PROVIDED MATERIAL:
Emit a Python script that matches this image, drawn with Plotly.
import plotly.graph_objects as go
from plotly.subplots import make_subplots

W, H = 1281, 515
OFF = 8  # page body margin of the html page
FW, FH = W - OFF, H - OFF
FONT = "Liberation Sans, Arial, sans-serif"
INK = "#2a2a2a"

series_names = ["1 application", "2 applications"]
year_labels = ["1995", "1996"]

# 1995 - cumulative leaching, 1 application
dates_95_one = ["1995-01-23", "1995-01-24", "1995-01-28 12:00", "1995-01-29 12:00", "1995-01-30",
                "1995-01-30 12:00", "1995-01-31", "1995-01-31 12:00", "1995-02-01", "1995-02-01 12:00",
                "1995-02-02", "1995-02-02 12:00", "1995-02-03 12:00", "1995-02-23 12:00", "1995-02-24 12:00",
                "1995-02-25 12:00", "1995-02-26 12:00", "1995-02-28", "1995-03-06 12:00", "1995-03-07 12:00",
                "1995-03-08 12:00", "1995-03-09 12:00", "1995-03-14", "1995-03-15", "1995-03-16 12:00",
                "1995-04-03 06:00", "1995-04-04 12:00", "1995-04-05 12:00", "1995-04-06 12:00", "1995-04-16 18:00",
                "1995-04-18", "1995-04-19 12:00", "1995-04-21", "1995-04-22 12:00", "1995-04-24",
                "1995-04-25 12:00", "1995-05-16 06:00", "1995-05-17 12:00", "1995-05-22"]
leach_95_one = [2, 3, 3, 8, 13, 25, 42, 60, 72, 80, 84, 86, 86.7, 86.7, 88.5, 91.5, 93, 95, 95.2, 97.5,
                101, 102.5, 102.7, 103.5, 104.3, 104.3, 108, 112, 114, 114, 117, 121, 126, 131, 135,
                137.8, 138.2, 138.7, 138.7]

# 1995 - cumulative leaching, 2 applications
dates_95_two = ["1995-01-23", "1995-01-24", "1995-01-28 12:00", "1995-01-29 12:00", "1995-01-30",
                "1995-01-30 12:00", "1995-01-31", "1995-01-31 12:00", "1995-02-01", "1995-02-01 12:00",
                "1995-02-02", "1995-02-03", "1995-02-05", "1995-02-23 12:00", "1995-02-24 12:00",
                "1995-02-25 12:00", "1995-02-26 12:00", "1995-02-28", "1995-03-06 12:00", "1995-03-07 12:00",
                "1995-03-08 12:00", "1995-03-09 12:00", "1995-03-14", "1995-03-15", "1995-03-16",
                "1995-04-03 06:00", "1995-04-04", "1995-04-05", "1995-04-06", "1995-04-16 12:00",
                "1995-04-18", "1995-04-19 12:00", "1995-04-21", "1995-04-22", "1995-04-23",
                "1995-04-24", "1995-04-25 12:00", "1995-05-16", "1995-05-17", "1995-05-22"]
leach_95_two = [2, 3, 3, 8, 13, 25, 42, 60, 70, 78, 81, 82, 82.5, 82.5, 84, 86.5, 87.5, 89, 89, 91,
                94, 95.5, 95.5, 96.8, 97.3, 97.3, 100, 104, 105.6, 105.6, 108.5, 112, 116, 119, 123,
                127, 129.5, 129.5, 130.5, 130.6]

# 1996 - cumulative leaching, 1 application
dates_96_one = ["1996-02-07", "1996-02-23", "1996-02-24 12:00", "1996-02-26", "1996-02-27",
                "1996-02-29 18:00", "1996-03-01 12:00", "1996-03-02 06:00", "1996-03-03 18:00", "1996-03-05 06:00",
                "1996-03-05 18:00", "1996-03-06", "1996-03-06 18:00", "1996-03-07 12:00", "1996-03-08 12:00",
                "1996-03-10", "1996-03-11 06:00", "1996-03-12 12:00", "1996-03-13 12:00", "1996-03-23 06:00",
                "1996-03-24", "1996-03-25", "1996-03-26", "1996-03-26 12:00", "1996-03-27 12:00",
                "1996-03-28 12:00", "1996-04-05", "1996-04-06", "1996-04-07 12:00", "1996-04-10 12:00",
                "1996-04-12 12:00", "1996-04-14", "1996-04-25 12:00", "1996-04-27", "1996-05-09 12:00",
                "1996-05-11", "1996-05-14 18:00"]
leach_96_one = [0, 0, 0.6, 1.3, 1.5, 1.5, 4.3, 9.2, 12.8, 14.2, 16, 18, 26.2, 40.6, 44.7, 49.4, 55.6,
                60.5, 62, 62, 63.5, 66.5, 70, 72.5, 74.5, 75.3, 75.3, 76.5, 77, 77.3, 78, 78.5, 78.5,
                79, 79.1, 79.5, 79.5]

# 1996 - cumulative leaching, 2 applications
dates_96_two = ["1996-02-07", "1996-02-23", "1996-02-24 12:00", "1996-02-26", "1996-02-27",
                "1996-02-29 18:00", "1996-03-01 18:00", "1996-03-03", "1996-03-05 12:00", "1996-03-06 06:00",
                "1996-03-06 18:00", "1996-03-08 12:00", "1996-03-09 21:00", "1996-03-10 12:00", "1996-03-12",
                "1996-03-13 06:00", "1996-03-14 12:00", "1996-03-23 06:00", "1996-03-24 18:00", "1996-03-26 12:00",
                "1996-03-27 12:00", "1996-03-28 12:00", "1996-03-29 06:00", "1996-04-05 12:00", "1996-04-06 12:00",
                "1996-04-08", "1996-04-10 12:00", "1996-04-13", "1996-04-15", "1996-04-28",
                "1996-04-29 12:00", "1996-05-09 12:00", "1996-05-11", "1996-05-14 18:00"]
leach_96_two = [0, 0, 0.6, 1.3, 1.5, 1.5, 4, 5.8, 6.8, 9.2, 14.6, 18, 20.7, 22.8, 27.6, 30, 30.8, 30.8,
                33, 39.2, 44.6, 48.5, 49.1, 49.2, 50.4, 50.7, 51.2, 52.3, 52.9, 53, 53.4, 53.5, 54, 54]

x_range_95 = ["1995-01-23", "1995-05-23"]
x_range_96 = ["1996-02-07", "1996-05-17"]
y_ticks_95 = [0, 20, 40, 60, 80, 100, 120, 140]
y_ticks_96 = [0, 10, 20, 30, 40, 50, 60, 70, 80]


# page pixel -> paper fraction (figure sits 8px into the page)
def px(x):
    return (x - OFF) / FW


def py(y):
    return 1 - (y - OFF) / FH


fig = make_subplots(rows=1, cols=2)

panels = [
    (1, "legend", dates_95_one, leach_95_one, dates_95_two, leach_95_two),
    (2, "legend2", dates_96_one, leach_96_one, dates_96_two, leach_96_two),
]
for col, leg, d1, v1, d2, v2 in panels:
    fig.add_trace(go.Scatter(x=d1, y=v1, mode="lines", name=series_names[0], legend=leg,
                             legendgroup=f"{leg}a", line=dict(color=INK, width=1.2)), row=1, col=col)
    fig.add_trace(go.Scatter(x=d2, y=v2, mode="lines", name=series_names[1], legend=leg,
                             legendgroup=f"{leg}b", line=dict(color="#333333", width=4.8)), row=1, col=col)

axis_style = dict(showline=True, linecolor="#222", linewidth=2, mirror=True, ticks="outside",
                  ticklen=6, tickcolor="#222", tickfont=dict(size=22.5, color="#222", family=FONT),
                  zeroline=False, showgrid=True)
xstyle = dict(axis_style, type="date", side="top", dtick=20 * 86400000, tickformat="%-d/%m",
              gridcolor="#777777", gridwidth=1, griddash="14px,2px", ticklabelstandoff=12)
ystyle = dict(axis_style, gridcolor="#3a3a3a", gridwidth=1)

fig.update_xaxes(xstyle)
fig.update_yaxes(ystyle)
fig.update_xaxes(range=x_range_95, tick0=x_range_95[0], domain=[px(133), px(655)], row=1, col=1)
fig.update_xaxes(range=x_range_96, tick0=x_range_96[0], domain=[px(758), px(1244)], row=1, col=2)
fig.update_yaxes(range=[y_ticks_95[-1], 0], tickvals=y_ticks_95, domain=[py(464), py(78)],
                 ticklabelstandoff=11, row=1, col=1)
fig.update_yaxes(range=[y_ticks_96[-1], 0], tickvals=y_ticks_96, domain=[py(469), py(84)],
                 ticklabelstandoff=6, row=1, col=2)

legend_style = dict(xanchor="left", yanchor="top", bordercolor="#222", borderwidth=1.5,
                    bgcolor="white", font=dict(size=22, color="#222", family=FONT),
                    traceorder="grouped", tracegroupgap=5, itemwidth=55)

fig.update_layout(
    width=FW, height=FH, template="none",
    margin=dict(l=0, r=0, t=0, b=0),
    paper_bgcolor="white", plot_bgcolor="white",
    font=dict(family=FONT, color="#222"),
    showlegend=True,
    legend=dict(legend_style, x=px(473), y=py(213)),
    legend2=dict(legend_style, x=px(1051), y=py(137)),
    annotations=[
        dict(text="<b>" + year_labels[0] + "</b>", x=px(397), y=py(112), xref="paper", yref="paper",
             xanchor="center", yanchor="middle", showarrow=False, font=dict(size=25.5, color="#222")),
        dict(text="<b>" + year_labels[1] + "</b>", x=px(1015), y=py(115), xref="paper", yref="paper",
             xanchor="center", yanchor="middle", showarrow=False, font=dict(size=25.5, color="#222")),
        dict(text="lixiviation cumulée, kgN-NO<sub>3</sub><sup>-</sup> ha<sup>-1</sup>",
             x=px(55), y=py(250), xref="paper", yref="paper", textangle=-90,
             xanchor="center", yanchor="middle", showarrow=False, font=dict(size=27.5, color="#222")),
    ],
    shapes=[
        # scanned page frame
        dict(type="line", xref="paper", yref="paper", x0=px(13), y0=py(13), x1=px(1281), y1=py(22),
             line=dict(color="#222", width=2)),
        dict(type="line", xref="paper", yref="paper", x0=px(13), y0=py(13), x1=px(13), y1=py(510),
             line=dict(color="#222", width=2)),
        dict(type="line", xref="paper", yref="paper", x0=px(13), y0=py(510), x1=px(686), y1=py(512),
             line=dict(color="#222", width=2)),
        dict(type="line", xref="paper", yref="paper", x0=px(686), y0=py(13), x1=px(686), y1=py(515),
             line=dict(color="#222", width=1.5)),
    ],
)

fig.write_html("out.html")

THE TASK: Everything from the first line above up to and including the line that contains "137.8, 138.2, 138.7, 138.7]" should be printed exactly; please print only that.

EXERCISE SOLUTION:
Emit a Python script that matches this image, drawn with Plotly.
import plotly.graph_objects as go
from plotly.subplots import make_subplots

W, H = 1281, 515
OFF = 8  # page body margin of the html page
FW, FH = W - OFF, H - OFF
FONT = "Liberation Sans, Arial, sans-serif"
INK = "#2a2a2a"

series_names = ["1 application", "2 applications"]
year_labels = ["1995", "1996"]

# 1995 - cumulative leaching, 1 application
dates_95_one = ["1995-01-23", "1995-01-24", "1995-01-28 12:00", "1995-01-29 12:00", "1995-01-30",
                "1995-01-30 12:00", "1995-01-31", "1995-01-31 12:00", "1995-02-01", "1995-02-01 12:00",
                "1995-02-02", "1995-02-02 12:00", "1995-02-03 12:00", "1995-02-23 12:00", "1995-02-24 12:00",
                "1995-02-25 12:00", "1995-02-26 12:00", "1995-02-28", "1995-03-06 12:00", "1995-03-07 12:00",
                "1995-03-08 12:00", "1995-03-09 12:00", "1995-03-14", "1995-03-15", "1995-03-16 12:00",
                "1995-04-03 06:00", "1995-04-04 12:00", "1995-04-05 12:00", "1995-04-06 12:00", "1995-04-16 18:00",
                "1995-04-18", "1995-04-19 12:00", "1995-04-21", "1995-04-22 12:00", "1995-04-24",
                "1995-04-25 12:00", "1995-05-16 06:00", "1995-05-17 12:00", "1995-05-22"]
leach_95_one = [2, 3, 3, 8, 13, 25, 42, 60, 72, 80, 84, 86, 86.7, 86.7, 88.5, 91.5, 93, 95, 95.2, 97.5,
                101, 102.5, 102.7, 103.5, 104.3, 104.3, 108, 112, 114, 114, 117, 121, 126, 131, 135,
                137.8, 138.2, 138.7, 138.7]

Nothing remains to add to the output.